Like Robin Pearsall. She's an avid reader. But a few years ago, she couldn't even enjoy a good book.

Pearsall said, "It got to where I felt I had sand in my eye, felt gritty, which is very uncomfortable."

Turns out she suffers from dry eye.

Optometrist Chandra Mickles says the symptoms are more than just annoying.

"Dryness, scratchy eyes, they feel like something is in their eye, we call it foreign body sensation," Mickles said.

She says up to 80 percent of people with dry eye suffer from a common condition called MGD or meibomian gland dysfunction.

"They produce the oil that prevents the tears from evaporating," Mickles said.

Up until now, doctors would have to manually push on the glands to get the oil out.

Now new technology is changing that. It's called Lipiflow.

"It's actually pressing on the glands with a gentle pressure to express them," Mickles explained.

FDA-approved Lipiflow works by heating up the oil in the glands, which then unblocks them.

The entire process takes 12 minutes.

"The studies show that it lasts 12 months," Mickles said.

Lipiflow is not covered by insurance yet and treatment can cost between $900 and $1,500, depending on where you go.

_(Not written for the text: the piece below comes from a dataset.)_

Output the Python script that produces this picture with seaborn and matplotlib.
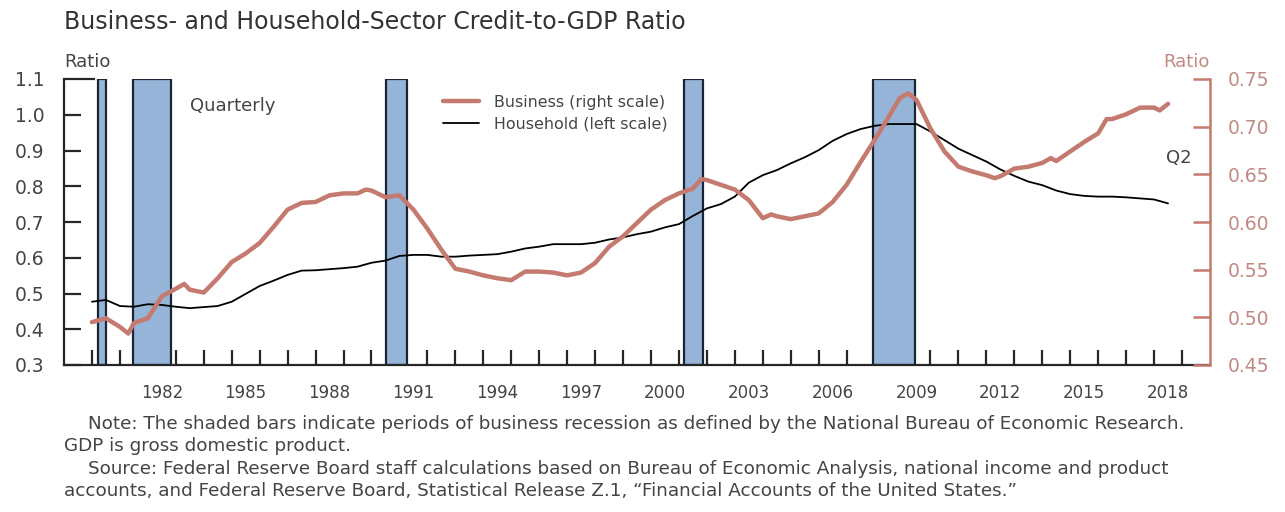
import matplotlib
matplotlib.use("Agg")
import matplotlib.pyplot as plt
import seaborn as sns
from matplotlib.ticker import FixedLocator, FixedFormatter, FormatStrFormatter

# ---------------------------------------------------------------------------
# Dados
# ---------------------------------------------------------------------------
hh_years = [1980.0, 1980.5, 1981.0, 1981.5, 1982.0, 1982.5, 1983.0, 1983.5, 1984.0, 1984.5,
            1985.0, 1985.5, 1986.0, 1986.5, 1987.0, 1987.5, 1988.0, 1988.5, 1989.0, 1989.5,
            1990.0, 1990.5, 1991.0, 1991.5, 1992.0, 1992.5, 1993.0, 1993.5, 1994.0, 1994.5,
            1995.0, 1995.5, 1996.0, 1996.5, 1997.0, 1997.5, 1998.0, 1998.5, 1999.0, 1999.5,
            2000.0, 2000.5, 2001.0, 2001.5, 2002.0, 2002.5, 2003.0, 2003.5, 2004.0, 2004.5,
            2005.0, 2005.5, 2006.0, 2006.5, 2007.0, 2007.5, 2008.0, 2008.5, 2009.0, 2009.5,
            2010.0, 2010.5, 2011.0, 2011.5, 2012.0, 2012.5, 2013.0, 2013.5, 2014.0, 2014.5,
            2015.0, 2015.5, 2016.0, 2016.5, 2017.0, 2017.5, 2018.0, 2018.5]
hh_ratio = [0.477, 0.482, 0.465, 0.463, 0.470, 0.468, 0.463, 0.459, 0.462, 0.465,
            0.477, 0.499, 0.521, 0.536, 0.552, 0.564, 0.565, 0.568, 0.571, 0.575,
            0.586, 0.592, 0.605, 0.608, 0.608, 0.603, 0.603, 0.606, 0.608, 0.610,
            0.617, 0.626, 0.631, 0.638, 0.638, 0.638, 0.642, 0.651, 0.657, 0.666,
            0.673, 0.685, 0.694, 0.717, 0.738, 0.750, 0.771, 0.810, 0.831, 0.845,
            0.864, 0.881, 0.901, 0.927, 0.946, 0.960, 0.969, 0.974, 0.974, 0.974,
            0.953, 0.929, 0.905, 0.887, 0.869, 0.847, 0.829, 0.813, 0.803, 0.788,
            0.778, 0.773, 0.771, 0.771, 0.769, 0.766, 0.763, 0.752]

biz_years = [1980.0, 1980.5, 1981.0, 1981.3, 1981.5, 1982.0, 1982.5, 1983.0, 1983.3, 1983.5,
             1984.0, 1984.5, 1985.0, 1985.5, 1986.0, 1986.5, 1987.0, 1987.5, 1988.0, 1988.5,
             1989.0, 1989.5, 1989.8, 1990.0, 1990.5, 1991.0, 1991.5, 1992.0, 1992.5, 1993.0,
             1993.5, 1994.0, 1994.5, 1995.0, 1995.5, 1996.0, 1996.5, 1997.0, 1997.5, 1998.0,
             1998.5, 1999.0, 1999.5, 2000.0, 2000.5, 2001.0, 2001.5, 2001.8, 2002.0, 2002.5,
             2003.0, 2003.5, 2004.0, 2004.3, 2004.5, 2005.0, 2005.5, 2006.0, 2006.5, 2007.0,
             2007.5, 2008.0, 2008.5, 2008.9, 2009.2, 2009.5, 2010.0, 2010.5, 2011.0, 2011.5,
             2012.0, 2012.3, 2012.5, 2013.0, 2013.5, 2014.0, 2014.3, 2014.5, 2015.0, 2015.5,
             2016.0, 2016.3, 2016.5, 2017.0, 2017.5, 2018.0, 2018.2, 2018.5]
biz_ratio = [0.495, 0.499, 0.490, 0.483, 0.494, 0.499, 0.522, 0.530, 0.535, 0.529,
             0.526, 0.541, 0.558, 0.567, 0.578, 0.595, 0.613, 0.620, 0.621, 0.628,
             0.630, 0.630, 0.634, 0.633, 0.626, 0.628, 0.613, 0.593, 0.571, 0.551,
             0.548, 0.544, 0.541, 0.539, 0.548, 0.548, 0.547, 0.544, 0.547, 0.557,
             0.574, 0.585, 0.599, 0.613, 0.623, 0.630, 0.635, 0.645, 0.644, 0.639,
             0.634, 0.623, 0.604, 0.608, 0.606, 0.603, 0.606, 0.609, 0.621, 0.639,
             0.663, 0.686, 0.710, 0.730, 0.735, 0.728, 0.698, 0.674, 0.658, 0.653,
             0.649, 0.646, 0.648, 0.656, 0.658, 0.662, 0.667, 0.664, 0.674, 0.684,
             0.693, 0.708, 0.708, 0.713, 0.720, 0.720, 0.717, 0.724]

# Recessões NBER (início, fim)
rec_start = [1980.2, 1981.47, 1990.51, 2001.17, 2007.93]
rec_end = [1980.5, 1982.83, 1991.26, 2001.85, 2009.46]

year_labels = list(range(1982, 2019, 3))

# ---------------------------------------------------------------------------
# Estilo
# ---------------------------------------------------------------------------
sns.set_style("white")
plt.rcParams["font.family"] = ["DejaVu Sans"]

SALMON = "#C47A6E"
SALMON_TXT = "#C08A82"
GRAY_TXT = "#444444"

fig = plt.figure(figsize=(12.85, 5.12), dpi=100)
ax = fig.add_axes([64 / 1285, 147 / 512, 1146 / 1285, 286 / 512])
ax2 = ax.twinx()

# barras de recessão
for s, e in zip(rec_start, rec_end):
    ax.axvspan(s, e, facecolor="#95B4D8", edgecolor="#1c2533", lw=1.6, zorder=1)

sns.lineplot(x=hh_years, y=hh_ratio, ax=ax, color="black", lw=1.3,
             label="Household (left scale)", zorder=3)
sns.lineplot(x=biz_years, y=biz_ratio, ax=ax2, color=SALMON, lw=3.2,
             label="Business (right scale)", zorder=4)

ax.set_xlim(1979, 2020)
ax.set_ylim(0.3, 1.1)
ax2.set_ylim(0.45, 0.75)

# eixos
for a in (ax, ax2):
    a.spines["top"].set_visible(False)
    a.set_xlabel("")
    a.set_ylabel("")
ax.spines["right"].set_visible(False)
ax2.spines["left"].set_visible(False)
ax2.spines["bottom"].set_visible(False)
ax.spines["left"].set_linewidth(1.6)
ax.spines["bottom"].set_linewidth(1.6)
ax2.spines["right"].set_color(SALMON)
ax2.spines["right"].set_linewidth(1.8)

ax.set_yticks([0.3, 0.4, 0.5, 0.6, 0.7, 0.8, 0.9, 1.0, 1.1])
ax.yaxis.set_major_formatter(FormatStrFormatter("%.1f"))
ax.tick_params(axis="y", direction="in", length=12, width=1.6, pad=14,
               labelsize=13.5, labelcolor=GRAY_TXT, left=True)
ax.yaxis.get_major_ticks()[-1].tick1line.set_markersize(22)

ax2.set_yticks([0.45, 0.50, 0.55, 0.60, 0.65, 0.70, 0.75])
ax2.yaxis.set_major_formatter(FormatStrFormatter("%.2f"))
ax2.tick_params(axis="y", direction="in", length=12, width=1.8, pad=13,
                labelsize=13.5, color=SALMON, labelcolor=SALMON_TXT, right=True)

ax.xaxis.set_major_locator(FixedLocator(list(range(1980, 2020))))
ax.xaxis.set_major_formatter(FixedFormatter([""] * 40))
ax.xaxis.set_minor_locator(FixedLocator([y + 0.5 for y in year_labels]))
ax.xaxis.set_minor_formatter(FixedFormatter([str(y) for y in year_labels]))
ax.tick_params(axis="x", which="major", direction="in", length=11, width=1.6, bottom=True)
ax.tick_params(axis="x", which="minor", length=0, pad=14, labelsize=12,
               labelcolor=GRAY_TXT, bottom=True)

# legenda
if ax.get_legend() is not None:
    ax.get_legend().remove()
h1, l1 = ax.get_legend_handles_labels()
h2, l2 = ax2.get_legend_handles_labels()
ax2.legend(h2 + h1, l2 + l1, loc="upper left", bbox_to_anchor=(0.318, 0.995),
           frameon=False, fontsize=11.4, handlelength=2.3, handletextpad=0.95,
           labelspacing=0.45, labelcolor=GRAY_TXT)

# textos
ax.text(0.11, 0.905, "Quarterly", transform=ax.transAxes, fontsize=13,
        color=GRAY_TXT, va="center")
ax.text(0.962, 0.725, "Q2", transform=ax.transAxes, fontsize=13,
        color=GRAY_TXT, va="center")

fig.text(64 / 1285, 1 - 22 / 512, "Business- and Household-Sector Credit-to-GDP Ratio",
         fontsize=17, color="#333333", va="center")
fig.text(64 / 1285, 1 - 62 / 512, "Ratio", fontsize=13, color=GRAY_TXT, va="center")
fig.text(1210 / 1285, 1 - 62 / 512, "Ratio", fontsize=13, color=SALMON_TXT,
         va="center", ha="right")

note_kw = dict(fontsize=13.2, color=GRAY_TXT, va="center")
fig.text(88 / 1285, 1 - 424 / 512,
         "Note: The shaded bars indicate periods of business recession as defined by the "
         "National Bureau of Economic Research.", **note_kw)
fig.text(64 / 1285, 1 - 446 / 512, "GDP is gross domestic product.", **note_kw)
fig.text(88 / 1285, 1 - 469 / 512,
         "Source: Federal Reserve Board staff calculations based on Bureau of Economic "
         "Analysis, national income and product", **note_kw)
fig.text(64 / 1285, 1 - 491 / 512,
         "accounts, and Federal Reserve Board, Statistical Release Z.1, "
         "\u201cFinancial Accounts of the United States.\u201d", **note_kw)

fig.savefig("out.png", dpi=100)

But Pearsall feels it's worth it.

Pearsall said, "I know I'm taking as good care of myself as I can, and I'm buying peace of mind."

Treating chronic dry eye varies from patient to patient depending on the severity. Sometimes a humidifier or even eye drops will do the trick and is enough to offer relief.

For others, surgery may be required.

And again, depending on how severe the condition is, an ophthalmologist may prescribe treatment medications.

Another treatment option is artificial tear inserts, which are similar to a contact lens.

One thing Mickles does recommend to patients is to continue lid hygiene at home such as using warm compresses in between treatments.